Officially in most states, both brokers actually work for the seller. So you should certainly feel free if you are in one of these states to call the selling broker directly and find out what he thinks the status of various things is.
There should be a flow of things that have to happen to close a deal, which include formal and written communications back and forth between you and the seller (through your brokers generally) called contingencies. All of these have time limits and some of those contingencies are considered "satisfied" if a certain, usually fairly brief, time passes without a written response. You need to find out what contingencies exist on your sale, which ones you need to do something about, and when you need to do something about them. If your broker is not communicating with you, you are probably running out of time on some of these and may find yourself contractually obligated to close on the house without the additional repair budget.

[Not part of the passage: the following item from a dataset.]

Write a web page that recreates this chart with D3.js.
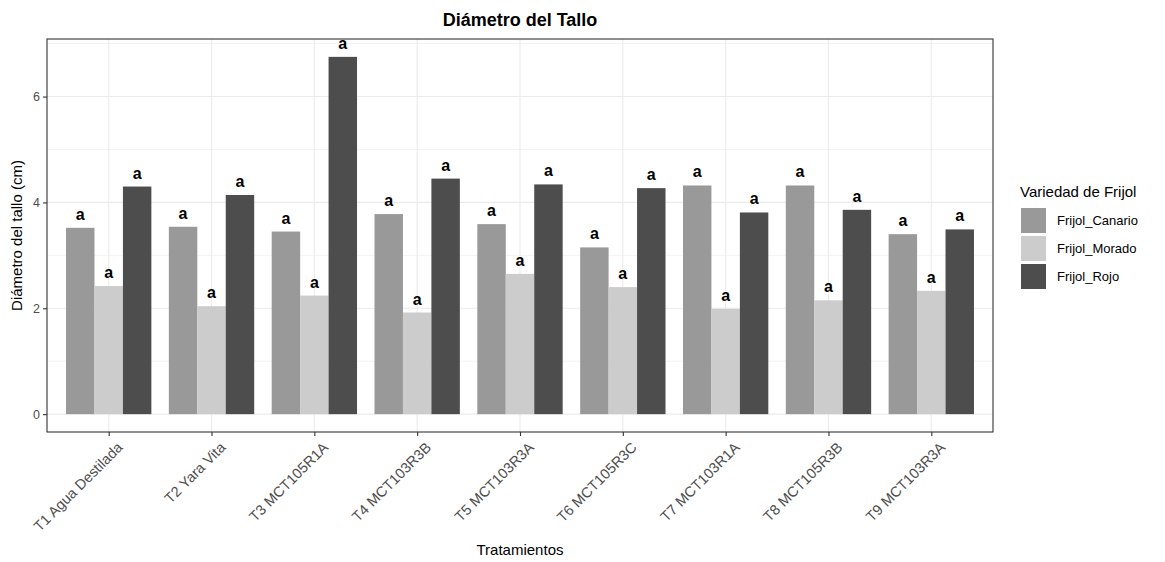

You need to get on top of this. You need to understand what contingencies are there, who needs to respond by when, and what the status of your contract is. I did sell a house once where the buyer at closing asked about the repairs he had asked for. I responded, correctly, that I had sent a response to his broker on time saying there were a few I would do, and a few I would not do. That was it, I was not obligated to do the repairs he asked for that I told him, through his broker, that I would not do. And the buyer was obligated to pony up the agreed selling price at closing, and did so.
You need to find everything you signed, understand what it obligates you to, and not let stuff fall through the cracks.
I don't know what kind of contract you signed, but hopefully there was some verbiage protecting you in that contract, and your agent can be fired. If not, there are plenty of ways to give negative feedback about the agent. Your best option is to find out what legal remedies are available (that's not a topic for this site) and have a very frank conversation with this person who is supposed to be working for you, but doesn't seem to be looking out for your best interests.
I'd say go ahead and call up the seller's realtor. Explain that you've been getting extremely poor service from your broker, and you want to make sure the deal doesn't fall apart. Hopefully, the realtor will either help you deal with the lazy broker or bypass him altogether. Whether or not he ultimately gets paid is between him and the listing realtor.
Until the closing, you should not be hiring people to fix things on the house. Either the seller fixes it (perhaps with you paying for the repairs at closing, if that is what is agreed to), or you buy the house as-is and fix the problems after purchase.